Aside open at idle. The orb breathes; nothing else is happening. -
Say (or type) who, what subject, and what message
Hold the orb to talk and say it the way you’d say it to a friend — recipient, then a dash or comma, then the message. The recipient can be an email address you know by heart, or you can describe them and include the address inline.
The phrase below produces a draft to sarah@example.com with subject “Running late” and body “Running late, see you at 7.”
Email Sarah at sarah@example.com — running late, see you at 7.
Aside confirms it’s opening a draft — and reminds you to read before sending. The action chip notes ‘draft only’. -
Your mail app opens with the draft pre-filled
A moment later Gmail (or whatever you’ve set as your default mail app) opens to a fresh compose window. The To field shows sarah@example.com. The Subject reads “Running late.” The Body reads “Running late, see you at 7.” Nothing has been sent. The send arrow at the top is sitting there waiting for you.
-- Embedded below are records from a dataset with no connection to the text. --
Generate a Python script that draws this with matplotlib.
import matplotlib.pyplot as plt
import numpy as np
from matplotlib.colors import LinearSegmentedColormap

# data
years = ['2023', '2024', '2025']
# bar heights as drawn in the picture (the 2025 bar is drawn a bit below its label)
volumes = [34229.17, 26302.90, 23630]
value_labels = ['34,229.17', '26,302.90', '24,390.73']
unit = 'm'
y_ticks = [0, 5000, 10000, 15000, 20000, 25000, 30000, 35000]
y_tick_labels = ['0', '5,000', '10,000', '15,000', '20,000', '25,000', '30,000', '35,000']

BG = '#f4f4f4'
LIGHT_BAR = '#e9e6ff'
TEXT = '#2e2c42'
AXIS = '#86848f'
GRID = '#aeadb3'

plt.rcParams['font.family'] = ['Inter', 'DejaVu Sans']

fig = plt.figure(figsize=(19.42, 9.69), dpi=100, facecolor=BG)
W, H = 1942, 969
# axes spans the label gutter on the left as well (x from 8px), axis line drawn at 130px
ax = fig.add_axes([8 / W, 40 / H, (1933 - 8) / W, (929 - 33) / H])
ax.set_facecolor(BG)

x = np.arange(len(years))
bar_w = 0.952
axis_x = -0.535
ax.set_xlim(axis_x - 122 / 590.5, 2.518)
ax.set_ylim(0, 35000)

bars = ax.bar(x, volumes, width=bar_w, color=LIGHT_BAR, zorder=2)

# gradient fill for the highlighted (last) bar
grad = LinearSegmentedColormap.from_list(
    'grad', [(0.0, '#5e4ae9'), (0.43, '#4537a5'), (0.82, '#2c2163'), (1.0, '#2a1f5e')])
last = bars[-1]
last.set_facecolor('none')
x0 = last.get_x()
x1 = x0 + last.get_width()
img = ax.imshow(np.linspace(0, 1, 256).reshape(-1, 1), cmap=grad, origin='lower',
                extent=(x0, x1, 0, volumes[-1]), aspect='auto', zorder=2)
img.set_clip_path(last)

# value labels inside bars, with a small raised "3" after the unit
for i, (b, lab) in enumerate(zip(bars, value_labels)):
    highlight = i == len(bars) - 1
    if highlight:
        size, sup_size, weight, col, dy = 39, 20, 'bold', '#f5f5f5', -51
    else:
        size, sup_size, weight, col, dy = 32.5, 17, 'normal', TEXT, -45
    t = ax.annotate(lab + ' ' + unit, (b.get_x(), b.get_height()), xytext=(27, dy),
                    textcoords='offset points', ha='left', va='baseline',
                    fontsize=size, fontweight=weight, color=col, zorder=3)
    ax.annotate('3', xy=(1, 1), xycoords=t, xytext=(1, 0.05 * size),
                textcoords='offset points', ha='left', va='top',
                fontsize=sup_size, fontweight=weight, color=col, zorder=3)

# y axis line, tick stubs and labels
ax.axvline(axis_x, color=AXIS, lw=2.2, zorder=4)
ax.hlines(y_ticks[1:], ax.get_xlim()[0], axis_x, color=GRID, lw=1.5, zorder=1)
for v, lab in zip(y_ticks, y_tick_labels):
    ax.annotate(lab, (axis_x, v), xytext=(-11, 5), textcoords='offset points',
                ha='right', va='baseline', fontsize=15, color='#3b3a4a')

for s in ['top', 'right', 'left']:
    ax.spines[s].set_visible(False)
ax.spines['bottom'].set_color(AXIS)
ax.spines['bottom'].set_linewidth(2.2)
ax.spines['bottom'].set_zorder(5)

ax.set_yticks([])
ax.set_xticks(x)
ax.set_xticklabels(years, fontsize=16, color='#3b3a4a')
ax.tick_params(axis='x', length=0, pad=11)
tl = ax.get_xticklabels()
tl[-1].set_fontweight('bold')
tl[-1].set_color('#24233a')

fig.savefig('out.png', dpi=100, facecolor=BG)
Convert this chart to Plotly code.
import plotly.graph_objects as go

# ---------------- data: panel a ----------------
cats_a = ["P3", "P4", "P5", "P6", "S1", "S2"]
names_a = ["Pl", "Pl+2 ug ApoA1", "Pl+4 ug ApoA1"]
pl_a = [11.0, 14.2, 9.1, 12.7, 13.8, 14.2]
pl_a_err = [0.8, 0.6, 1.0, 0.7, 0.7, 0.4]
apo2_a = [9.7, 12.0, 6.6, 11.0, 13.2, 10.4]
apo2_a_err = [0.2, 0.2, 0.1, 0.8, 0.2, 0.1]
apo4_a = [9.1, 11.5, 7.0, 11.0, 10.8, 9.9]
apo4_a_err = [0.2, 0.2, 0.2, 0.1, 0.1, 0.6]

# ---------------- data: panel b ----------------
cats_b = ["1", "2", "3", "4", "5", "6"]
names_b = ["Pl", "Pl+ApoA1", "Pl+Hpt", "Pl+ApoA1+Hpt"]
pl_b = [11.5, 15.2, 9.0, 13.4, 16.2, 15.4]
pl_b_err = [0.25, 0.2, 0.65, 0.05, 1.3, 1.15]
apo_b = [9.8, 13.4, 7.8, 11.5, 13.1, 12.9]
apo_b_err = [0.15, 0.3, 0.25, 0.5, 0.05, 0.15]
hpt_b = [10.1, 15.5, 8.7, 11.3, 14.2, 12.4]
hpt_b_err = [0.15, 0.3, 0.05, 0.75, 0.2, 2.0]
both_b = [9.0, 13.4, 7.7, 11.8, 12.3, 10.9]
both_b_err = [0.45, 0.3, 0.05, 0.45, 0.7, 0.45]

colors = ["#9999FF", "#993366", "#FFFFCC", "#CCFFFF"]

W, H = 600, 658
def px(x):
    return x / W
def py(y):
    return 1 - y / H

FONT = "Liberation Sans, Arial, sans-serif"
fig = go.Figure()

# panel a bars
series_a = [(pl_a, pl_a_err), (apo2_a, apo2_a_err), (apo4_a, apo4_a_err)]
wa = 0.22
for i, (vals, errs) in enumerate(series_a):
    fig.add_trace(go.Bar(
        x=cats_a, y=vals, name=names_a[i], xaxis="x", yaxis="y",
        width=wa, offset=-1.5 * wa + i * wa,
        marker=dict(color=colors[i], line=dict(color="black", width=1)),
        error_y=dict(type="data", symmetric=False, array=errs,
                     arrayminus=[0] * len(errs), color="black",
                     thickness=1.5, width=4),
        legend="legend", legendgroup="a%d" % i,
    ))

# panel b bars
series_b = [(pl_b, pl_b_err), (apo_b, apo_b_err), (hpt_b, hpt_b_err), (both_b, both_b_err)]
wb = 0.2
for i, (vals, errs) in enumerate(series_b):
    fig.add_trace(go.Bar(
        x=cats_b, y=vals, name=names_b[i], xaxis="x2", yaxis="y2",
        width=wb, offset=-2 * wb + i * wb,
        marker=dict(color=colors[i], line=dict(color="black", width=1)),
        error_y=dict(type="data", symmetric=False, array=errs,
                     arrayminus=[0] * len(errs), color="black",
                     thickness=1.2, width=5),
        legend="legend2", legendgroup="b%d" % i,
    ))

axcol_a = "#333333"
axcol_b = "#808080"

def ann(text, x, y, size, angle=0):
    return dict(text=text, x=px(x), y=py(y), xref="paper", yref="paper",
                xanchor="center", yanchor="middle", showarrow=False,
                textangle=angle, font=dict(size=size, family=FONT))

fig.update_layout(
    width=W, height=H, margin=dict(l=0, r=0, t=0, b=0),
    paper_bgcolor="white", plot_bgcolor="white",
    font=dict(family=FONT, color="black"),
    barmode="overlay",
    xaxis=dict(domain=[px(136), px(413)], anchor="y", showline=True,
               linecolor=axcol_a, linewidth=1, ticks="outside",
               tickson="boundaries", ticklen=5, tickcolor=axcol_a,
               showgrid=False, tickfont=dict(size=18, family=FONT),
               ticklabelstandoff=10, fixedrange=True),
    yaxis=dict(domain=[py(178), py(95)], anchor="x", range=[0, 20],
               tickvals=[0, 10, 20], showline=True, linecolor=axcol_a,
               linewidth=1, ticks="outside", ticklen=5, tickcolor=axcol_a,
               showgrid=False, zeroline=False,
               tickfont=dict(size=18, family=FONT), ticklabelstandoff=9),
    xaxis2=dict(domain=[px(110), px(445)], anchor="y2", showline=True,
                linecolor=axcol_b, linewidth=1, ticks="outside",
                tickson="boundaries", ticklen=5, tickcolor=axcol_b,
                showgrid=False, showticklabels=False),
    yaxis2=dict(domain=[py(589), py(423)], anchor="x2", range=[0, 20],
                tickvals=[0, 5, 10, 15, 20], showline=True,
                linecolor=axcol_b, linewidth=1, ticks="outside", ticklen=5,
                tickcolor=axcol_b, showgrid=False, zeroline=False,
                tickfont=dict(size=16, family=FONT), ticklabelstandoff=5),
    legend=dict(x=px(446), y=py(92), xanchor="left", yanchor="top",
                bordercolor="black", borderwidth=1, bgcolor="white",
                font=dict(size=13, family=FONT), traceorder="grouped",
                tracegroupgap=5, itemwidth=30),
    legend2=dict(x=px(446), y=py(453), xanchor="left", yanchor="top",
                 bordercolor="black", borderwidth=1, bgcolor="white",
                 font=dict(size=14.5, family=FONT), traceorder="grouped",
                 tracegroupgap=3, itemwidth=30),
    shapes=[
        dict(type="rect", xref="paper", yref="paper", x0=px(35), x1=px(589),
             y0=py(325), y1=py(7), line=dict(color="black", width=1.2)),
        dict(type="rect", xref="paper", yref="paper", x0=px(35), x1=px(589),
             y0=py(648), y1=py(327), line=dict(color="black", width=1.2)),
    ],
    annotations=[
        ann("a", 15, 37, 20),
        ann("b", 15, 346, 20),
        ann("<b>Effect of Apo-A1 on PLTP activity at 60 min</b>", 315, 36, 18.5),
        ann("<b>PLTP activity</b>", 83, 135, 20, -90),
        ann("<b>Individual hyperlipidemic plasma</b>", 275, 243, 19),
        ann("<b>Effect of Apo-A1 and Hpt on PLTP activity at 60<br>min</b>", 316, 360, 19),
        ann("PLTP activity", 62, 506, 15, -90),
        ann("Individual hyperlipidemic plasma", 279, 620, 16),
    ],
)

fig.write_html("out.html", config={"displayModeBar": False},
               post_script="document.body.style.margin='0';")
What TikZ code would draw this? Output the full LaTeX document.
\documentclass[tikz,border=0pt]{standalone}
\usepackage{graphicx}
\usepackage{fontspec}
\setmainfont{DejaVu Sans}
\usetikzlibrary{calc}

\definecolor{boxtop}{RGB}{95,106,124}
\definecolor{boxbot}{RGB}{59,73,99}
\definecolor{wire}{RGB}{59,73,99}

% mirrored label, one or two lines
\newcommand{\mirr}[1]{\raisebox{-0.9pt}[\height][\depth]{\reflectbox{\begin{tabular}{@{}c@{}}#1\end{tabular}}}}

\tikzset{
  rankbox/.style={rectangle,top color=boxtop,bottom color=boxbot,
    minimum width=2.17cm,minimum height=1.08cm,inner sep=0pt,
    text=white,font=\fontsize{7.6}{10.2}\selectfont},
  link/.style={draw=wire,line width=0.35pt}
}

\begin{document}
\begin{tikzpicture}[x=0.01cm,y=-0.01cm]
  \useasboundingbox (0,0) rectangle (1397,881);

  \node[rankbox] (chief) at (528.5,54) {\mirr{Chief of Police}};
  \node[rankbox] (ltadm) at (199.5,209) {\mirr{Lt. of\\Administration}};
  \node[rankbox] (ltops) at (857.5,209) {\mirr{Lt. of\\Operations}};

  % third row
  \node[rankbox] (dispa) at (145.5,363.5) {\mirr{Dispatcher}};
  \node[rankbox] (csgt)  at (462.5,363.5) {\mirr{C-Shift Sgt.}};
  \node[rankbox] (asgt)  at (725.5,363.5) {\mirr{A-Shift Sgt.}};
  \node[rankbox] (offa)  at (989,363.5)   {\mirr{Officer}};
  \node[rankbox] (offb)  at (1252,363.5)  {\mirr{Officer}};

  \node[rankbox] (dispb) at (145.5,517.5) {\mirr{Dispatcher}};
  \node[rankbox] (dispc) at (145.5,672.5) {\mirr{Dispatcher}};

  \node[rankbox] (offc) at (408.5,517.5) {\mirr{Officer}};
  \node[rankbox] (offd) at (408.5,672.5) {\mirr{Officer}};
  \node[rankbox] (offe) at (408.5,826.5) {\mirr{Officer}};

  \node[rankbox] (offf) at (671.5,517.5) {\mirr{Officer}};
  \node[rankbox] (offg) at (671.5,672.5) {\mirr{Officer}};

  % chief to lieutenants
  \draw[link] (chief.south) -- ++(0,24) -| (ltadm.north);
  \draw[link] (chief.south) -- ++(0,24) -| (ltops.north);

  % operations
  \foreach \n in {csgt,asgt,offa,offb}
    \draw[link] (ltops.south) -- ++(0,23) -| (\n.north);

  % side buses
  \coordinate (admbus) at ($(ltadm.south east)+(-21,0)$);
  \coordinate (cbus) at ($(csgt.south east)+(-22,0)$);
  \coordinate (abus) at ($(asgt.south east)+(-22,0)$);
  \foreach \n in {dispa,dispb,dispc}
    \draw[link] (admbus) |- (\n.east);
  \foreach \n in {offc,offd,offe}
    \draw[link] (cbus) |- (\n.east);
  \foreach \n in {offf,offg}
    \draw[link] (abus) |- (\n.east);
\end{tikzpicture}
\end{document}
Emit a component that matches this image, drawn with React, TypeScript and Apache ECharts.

Gmail opens to a draft — recipient, subject, and body all pre-filled. Nothing leaves your phone until you tap the send arrow. -
Read, edit, and send — or discard
Read the draft. Tap any field to fix wording, add a recipient, change the subject. When you’re sure, tap the send arrow at the top right to send the email. To not send, tap the back arrow at the top left and discard the draft — nothing leaves your phone. Aside cannot send an email on your behalf, ever. The send button is the only way the email goes out, and that button is always under your finger.